Again, C. S. Humble is one of my favorite authors. I've given all his books 5 stars so far and I expected no less for this one. I did have some doubts in the beginning. I felt the relationship between Larry and Sven a bit too cheesy, but I have learned to trust Humble in his characters and I'm glad I did.
In this third book of The Peregrine Estate trilogy, we follow Larry and Sven, the Nine and Eleven respectively in the Guild of gunfighters. They, being in a relationship, have been called to the House of the Gun to answer to the Gold Pins for the future of their positions in the Guild. Meanwhile, Oliver Maine challenges a Gold Pin. Judge Ellison of The Peregrine Estate comes to the Guild to request one gunfighter for assist in his work.
I didn't connect with Larry and Sven as much as I have previous characters, but I do still love their story. I still say my favorite is Ptolemy, who isn't in the main part of this book. I also really enjoy Oliver Maine, but I do wish we could see more of him. I have not read the two books following The Massacre at Yellow Hill, but I do hope to get more of Maine at some point; if not in those books, maybe Humble will continue to expand on this world.
Even though I still give this book five stars, I think it is mostly the expansion of the world and the prose that puts it there. I wish I had been able to connect more with Larry and Sven and I think I was getting there more towards the end, but their dialogue with each other in the beginning took me out of the story a little. But trust the process! I promise it's worth it.

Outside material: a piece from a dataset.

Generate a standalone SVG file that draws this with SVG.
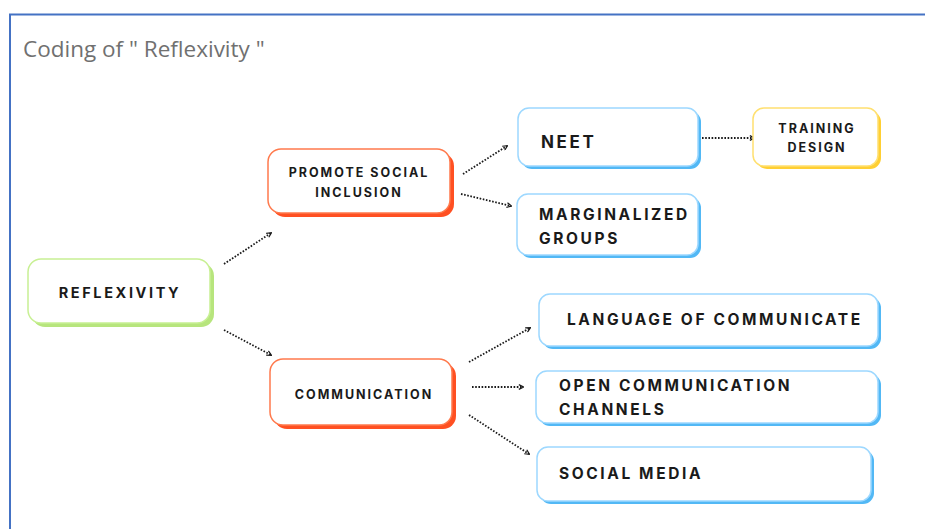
<svg xmlns="http://www.w3.org/2000/svg" width="925" height="529" viewBox="0 0 925 529">
<defs>
<style>
.t{font-family:Inter,"Liberation Sans",sans-serif;font-weight:700;fill:#1a1a1a;letter-spacing:2.6px}
.s{letter-spacing:2px}
.title{font-family:"Open Sans","Liberation Sans",sans-serif;font-size:22.5px;fill:#707070}
.g{fill:#ffffff;stroke:#c8f094;stroke-width:1.5}
.gs{fill:#b7e57d}
.o{fill:#ffffff;stroke:#ff7a4d;stroke-width:1.5}
.os{fill:#ff5022}
.b{fill:#ffffff;stroke:#9dd8ff;stroke-width:1.5}
.bs{fill:#52b8f5}
.y{fill:#ffffff;stroke:#ffe070;stroke-width:1.5}
.ys{fill:#ffcf33}
.c{stroke:#1a1a1a;stroke-width:1.8;stroke-dasharray:1.6 1.6;fill:none;marker-end:url(#ah)}
</style>
<marker id="ah" viewBox="0 0 10 10" refX="8" refY="5" markerWidth="6" markerHeight="6" orient="auto" markerUnits="userSpaceOnUse">
<path d="M1,1 L9,5 L1,9" fill="none" stroke="#1a1a1a" stroke-width="2"/>
</marker>
</defs>
<rect width="925" height="529" fill="#ffffff"/>
<path d="M10,529 L10,14.5 L925,14.5" fill="none" stroke="#4472c4" stroke-width="2"/>
<text class="title" x="23" y="57">Coding of " Reflexivity "</text>

<g id="connectors">
<line class="c" x1="224" y1="264" x2="271" y2="233"/>
<line class="c" x1="224" y1="330" x2="271" y2="355"/>
<line class="c" x1="463" y1="174" x2="507" y2="146"/>
<line class="c" x1="461" y1="194" x2="511" y2="206"/>
<line class="c" x1="702" y1="138" x2="754" y2="138"/>
<line class="c" x1="469" y1="362" x2="530" y2="328"/>
<line class="c" x1="472" y1="387" x2="523" y2="387"/>
<line class="c" x1="469" y1="415" x2="529" y2="454"/>
</g>

<g id="reflexivity">
<rect class="gs" x="32" y="263" width="182" height="64" rx="13"/>
<rect class="g" x="28" y="259" width="182" height="64" rx="13"/>
<text class="t" x="120" y="298" font-size="14.5" text-anchor="middle">REFLEXIVITY</text>
</g>

<g id="promote">
<rect class="os" x="272" y="153" width="182" height="64" rx="13"/>
<rect class="o" x="268" y="149" width="182" height="64" rx="13"/>
<text class="t s" x="359" y="177" font-size="12.5" text-anchor="middle">PROMOTE SOCIAL</text>
<text class="t s" x="359" y="197" font-size="12.5" text-anchor="middle">INCLUSION</text>
</g>

<g id="communication">
<rect class="os" x="274" y="363" width="182" height="66" rx="13"/>
<rect class="o" x="270" y="359" width="182" height="66" rx="13"/>
<text class="t s" x="364" y="399" font-size="12.5" text-anchor="middle">COMMUNICATION</text>
</g>

<g id="neet">
<rect class="bs" x="521" y="111" width="180" height="58" rx="11"/>
<rect class="b" x="518" y="108" width="180" height="58" rx="11"/>
<text class="t" x="541" y="148" font-size="17">NEET</text>
</g>

<g id="training">
<rect class="ys" x="756" y="111" width="125" height="58" rx="11"/>
<rect class="y" x="753" y="108" width="125" height="58" rx="11"/>
<text class="t s" x="817" y="133" font-size="12.5" text-anchor="middle">TRAINING</text>
<text class="t s" x="817" y="152" font-size="12.5" text-anchor="middle">DESIGN</text>
</g>

<g id="marginalized">
<rect class="bs" x="520" y="197" width="181" height="61" rx="11"/>
<rect class="b" x="517" y="194" width="181" height="61" rx="11"/>
<text class="t" x="539" y="220" font-size="15.5">MARGINALIZED</text>
<text class="t" x="539" y="244" font-size="15.5">GROUPS</text>
</g>

<g id="language">
<rect class="bs" x="542" y="297" width="339" height="52" rx="11"/>
<rect class="b" x="539" y="294" width="339" height="52" rx="11"/>
<text class="t" x="567" y="325" font-size="15.5">LANGUAGE OF COMMUNICATE</text>
</g>

<g id="open">
<rect class="bs" x="539" y="374" width="342" height="52" rx="11"/>
<rect class="b" x="536" y="371" width="342" height="52" rx="11"/>
<text class="t" x="559" y="391" font-size="15.5">OPEN COMMUNICATION</text>
<text class="t" x="559" y="415" font-size="15.5">CHANNELS</text>
</g>

<g id="social">
<rect class="bs" x="540" y="450" width="334" height="54" rx="11"/>
<rect class="b" x="537" y="447" width="334" height="54" rx="11"/>
<text class="t" x="559" y="479" font-size="15.5">SOCIAL MEDIA</text>
</g>
</svg>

Just a couple quotes that had me gagged, biting my pillow and kicking it up in bed.
"For as long as my life was my own, I gave it to you"
"Let your anger blossom, spring. Let it flourish in our secret garden"
"I care so little for the whole of the world, now that you have become the world to me"
"I cannot believe you are in the world while I am in it. To have you is everything"
EXCUSE ME!!!! THIS IS A HORROR BOOK!!! 😩❤️✨️
This was so beautifully written, a love letter signed with blood. A story told about two Gunners, trying to defy society while also kicking ass. Did I mention this is a horror romance WESTERN??? 🤠❤️🩸
Ok, now that we got that out of the way, this was such an epic story that I did not want it to end. But once it did i was left so satisfied 😌 I literally cannot wait to hear more people thoughts on this saga, and to read the remaining books. I'm simply obsessed and have not stopped thinking about Larry and Sven! Also we get prospective from the other side (villain) and I was invested and would love a how-they-got-to-here story about them.
This was such an awesome way to wrap up the saga, I cannot wait for my preorders to get here and meet and read about the other characters involved!
I would love to thank NetGalley, Shortwave Publishing, and C.S. Humble for allowing the opportunity to read and review this awesome ebook arc!
Horror? I think not. This is a love story. Another beautiful story from C. S. Humble. I loved it. I particularly liked what he has done with with duelling – the Gunfighters Guild. What a concept. A great story with beautiful writing and vivid descriptions with well developed characters. An epic love story, a horror about to be released on the earth, a worthy adversary, heartbreaking betrayal and sacrifice and a lot more – all culminating in a short and brutal gunfight. I will be reading all the other books in this series and anything from C. S. Humble in future.